:: GIVEN EXERCISE ::
Find each line with "that" and copy it.

:: SUPPLIED DATA ::
# # # # # # #

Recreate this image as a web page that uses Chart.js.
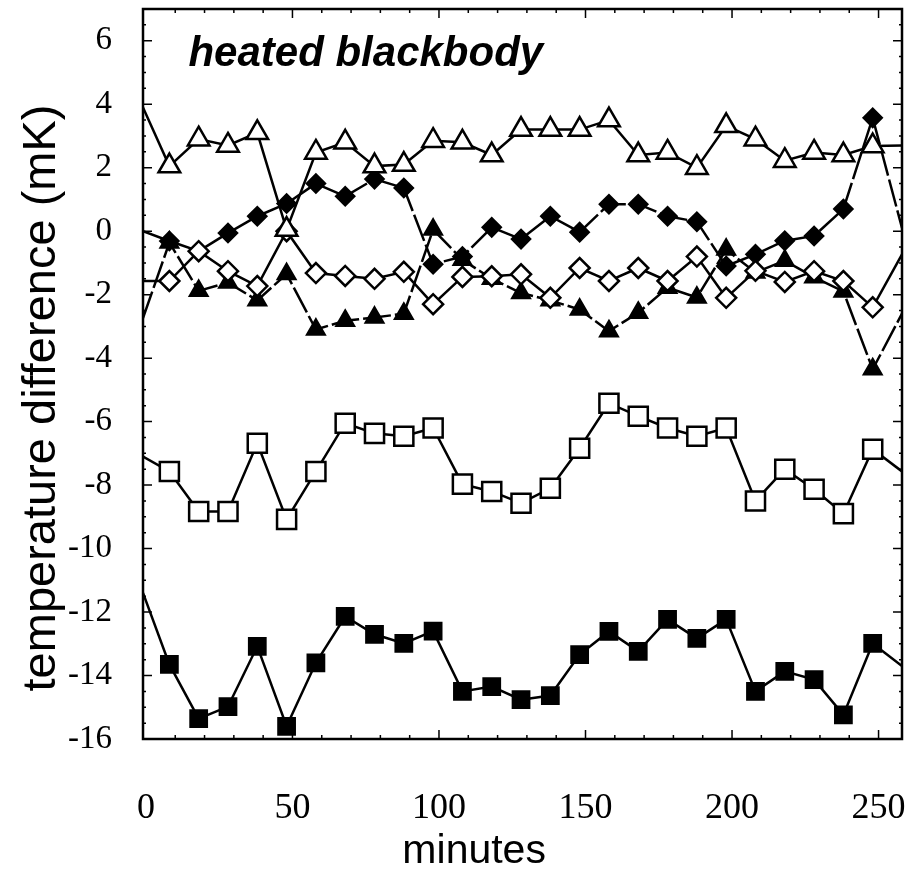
<!DOCTYPE html>
<html>
<head>
<meta charset="utf-8">
<script src="https://cdn.jsdelivr.net/npm/chart.js@4.4.1/dist/chart.umd.min.js"></script>
<style>
  html, body { margin: 0; padding: 0; background: #fff; }
</style>
</head>
<body>
<canvas id="chart" width="912" height="881"></canvas>
<script>
// sample times (first and last entries are where the lines leave the frame)
const minutes = [-1, 8, 18, 28, 38, 48, 58, 68, 78, 88, 98, 108, 118, 128, 138, 148, 158, 168, 178, 188, 198, 208, 218, 228, 238, 248, 258];

// temperature differences in mK
const openTriangles = [3.9, 2.05, 2.9, 2.7, 3.1, 0.05, 2.48, 2.8, 2.05, 2.1, 2.85, 2.8, 2.4, 3.2, 3.2, 3.2, 3.5, 2.4, 2.48, 2.0, 3.32, 2.9, 2.22, 2.48, 2.4, 2.68, 2.7];
const filledDiamonds = [0.0, -0.31, -0.63, -0.06, 0.47, 0.87, 1.5, 1.1, 1.64, 1.36, -1.04, -0.8, 0.12, -0.25, 0.47, -0.03, 0.85, 0.85, 0.47, 0.3, -1.1, -0.73, -0.3, -0.15, 0.7, 3.57, 0.1];
const openDiamonds = [-1.57, -1.57, -0.63, -1.26, -1.73, 0.0, -1.32, -1.41, -1.5, -1.28, -2.3, -1.44, -1.42, -1.36, -2.1, -1.16, -1.57, -1.16, -1.57, -0.8, -2.1, -1.25, -1.6, -1.26, -1.57, -2.4, -0.73];
const filledTriangles = [-2.74, -0.36, -1.88, -1.62, -2.18, -1.35, -3.1, -2.82, -2.72, -2.6, 0.05, -0.9, -1.5, -1.95, -2.18, -2.47, -3.15, -2.57, -1.78, -2.09, -0.58, -1.3, -0.93, -1.45, -1.9, -4.35, -2.6];
const openSquares = [-7.1, -7.57, -8.83, -8.83, -6.68, -9.08, -7.57, -6.05, -6.37, -6.46, -6.2, -7.97, -8.2, -8.57, -8.1, -6.84, -5.42, -5.83, -6.2, -6.46, -6.2, -8.5, -7.5, -8.13, -8.9, -6.87, -7.57];
const filledSquares = [-11.4, -13.65, -15.36, -14.98, -13.08, -15.6, -13.6, -12.14, -12.7, -12.99, -12.6, -14.5, -14.35, -14.76, -14.63, -13.34, -12.61, -13.24, -12.23, -12.83, -12.23, -14.5, -13.87, -14.13, -15.24, -12.99, -13.7];

const xTicks = [0, 50, 100, 150, 200, 250];
const yTicks = [-16, -14, -12, -10, -8, -6, -4, -2, 0, 2, 4, 6];

function pts(values) {
  return values.map((v, i) => ({ x: minutes[i], y: v }));
}

// no marker on the two points that sit on the frame
function edgeless(r) {
  return ctx => (ctx.dataIndex === 0 || ctx.dataIndex === minutes.length - 1) ? 0 : r;
}

function series(values, style, radius, filled, dash) {
  return {
    data: pts(values),
    showLine: true,
    borderColor: '#000',
    borderWidth: 2.5,
    borderDash: dash || [],
    pointStyle: style,
    pointRadius: edgeless(radius),
    pointHoverRadius: edgeless(radius),
    pointBackgroundColor: filled ? '#000' : '#fff',
    pointBorderColor: '#000',
    pointBorderWidth: 2.5
  };
}

// the scales' own label overflow padding would shrink the frame, drop it
function noPad(s) {
  s.paddingLeft = 0; s.paddingRight = 0; s.paddingTop = 0; s.paddingBottom = 0;
}

// frame, inward ticks and the text labels
const framePlugin = {
  id: 'frame',
  afterDraw(chart) {
    const { ctx, chartArea: a, scales: { x, y } } = chart;
    ctx.save();
    ctx.strokeStyle = '#000';
    ctx.lineWidth = 2.5;
    ctx.strokeRect(a.left, a.top, a.right - a.left, a.bottom - a.top);

    ctx.beginPath();
    for (let v = 10; v < 258; v += 10) {
      const px = x.getPixelForValue(v);
      const len = v % 50 === 0 ? 9 : 4;
      ctx.moveTo(px, a.bottom); ctx.lineTo(px, a.bottom - len);
      ctx.moveTo(px, a.top); ctx.lineTo(px, a.top + len);
    }
    for (let v = -15.5; v < 7; v += 0.5) {
      const py = y.getPixelForValue(v);
      const len = v % 2 === 0 ? 9 : 3;
      ctx.moveTo(a.left, py); ctx.lineTo(a.left + len, py);
      ctx.moveTo(a.right, py); ctx.lineTo(a.right - len, py);
    }
    ctx.lineWidth = 1.5;
    ctx.stroke();

    ctx.fillStyle = '#000';
    ctx.font = 'italic bold 42px "Liberation Sans"';
    ctx.textAlign = 'left';
    ctx.textBaseline = 'alphabetic';
    ctx.fillText('heated blackbody', x.getPixelForValue(14.5), y.getPixelForValue(5.2));

    ctx.font = '41px "Liberation Sans"';
    ctx.textAlign = 'center';
    ctx.textBaseline = 'middle';
    ctx.fillText('minutes', x.getPixelForValue(112), 852);

    ctx.font = '47px "Liberation Sans"';
    ctx.translate(42, 398);
    ctx.rotate(-Math.PI / 2);
    ctx.fillText('temperature difference (mK)', 0, 0);
    ctx.restore();
  }
};

new Chart(document.getElementById('chart'), {
  type: 'scatter',
  data: {
    datasets: [
      series(openTriangles, 'triangle', 12.5, false),
      series(openDiamonds, 'rectRot', 10, false),
      series(filledTriangles, 'triangle', 10, true, [28, 4]),
      series(filledDiamonds, 'rectRot', 9, true, [28, 4]),
      series(openSquares, 'rect', 13.5, false),
      series(filledSquares, 'rect', 11.5, true)
    ]
  },
  options: {
    responsive: false,
    animation: false,
    layout: { padding: { left: 0, top: 9, right: 10, bottom: 0 } },
    plugins: {
      legend: { display: false },
      tooltip: { enabled: false }
    },
    scales: {
      x: {
        type: 'linear',
        min: -1,
        max: 258,
        afterBuildTicks: s => { s.ticks = xTicks.map(v => ({ value: v })); },
        afterFit: s => { s.height = 142; noPad(s); },
        grid: { display: false, drawTicks: false },
        border: { display: false },
        ticks: {
          color: '#000',
          font: { family: 'Liberation Serif', size: 36 },
          padding: 48,
          maxRotation: 0,
          autoSkip: false
        }
      },
      y: {
        type: 'linear',
        min: -16,
        max: 7,
        afterBuildTicks: s => { s.ticks = yTicks.map(v => ({ value: v })); },
        afterFit: s => { s.width = 143; noPad(s); },
        grid: { display: false, drawTicks: false },
        border: { display: false },
        ticks: {
          color: '#000',
          font: { family: 'Liberation Serif', size: 33 },
          padding: 31,
          autoSkip: false
        }
      }
    }
  },
  plugins: [framePlugin]
});
</script>
</body>
</html>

# # # # # # #

:: WRITTEN SOLUTION ::
Recreate this image as a web page that uses Chart.js.
// no marker on the two points that sit on the frame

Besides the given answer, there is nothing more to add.